Good God, why hadn’t it registered before?
Holdenfield was staring at him. “What is it?”
He didn’t answer immediately. There were implications to be considered, decisions to be made regarding how much to say. Crucial decisions. But making any decision at that moment was beyond his ability. He was nearly paralyzed by the realization that
the bedroom in the photo was the room he’d stepped into to hide from the cleaning people the night he retrieved the little absinthe glass
. He’d seen it for only a fraction of a second when he’d switched the light on and off to get his bearings.
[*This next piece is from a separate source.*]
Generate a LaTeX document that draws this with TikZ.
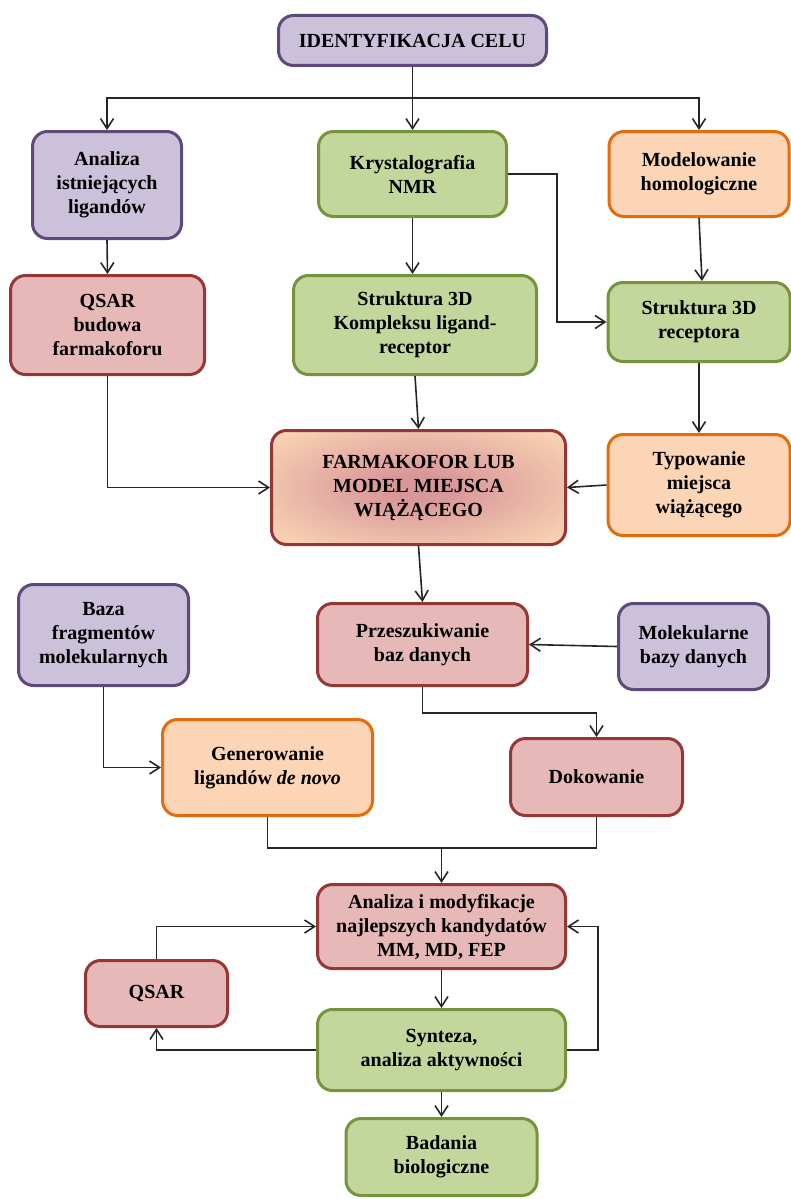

At the time it had triggered a strange sense of déjà vu—because he’d already seen the layout of the room in the photo of Jillian on Ashton’s wall, but that night in the brownstone he hadn’t been able to put the two images together.
“What is it?” Holdenfield repeated.
“It’s hard to explain,” he said, which was largely true. His voice was strained. He couldn’t take his eyes off the ad closest to him. The girl was crouched on a rumpled bed, appearing both exhausted and inexhaustible—inviting, threatening, daring. He was jarred by a flashback from a religious retreat in his freshman year at St. Genesius: a wild-eyed priest ranting about hellfire.
A fire that burns for all eternity, that eats at your screaming flesh like a beast whose hunger grows with every bite
.
Hardwick was the first to return to the conference room. He glanced at Gurney, the ad photo, and Holdenfield, and he seemed to sense immediately the tension in the air. Wigg returned next and took up her station in front of her laptop, followed by a glum Anderson and an antsy Blatt. Kline came in speaking on his cell, trailed by Rodriguez. Hardwick sat across from Gurney, watching him curiously.
“All right,” said Kline, again with the air of a man accomplishing a great deal. “Back on track. Following up on the question of the true identity of Hector Flores: Rod, I believe there was a plan
to conduct some reinterviews of Ashton’s neighbors to make sure no details about Flores had slipped through the cracks first time around. How’s that going?”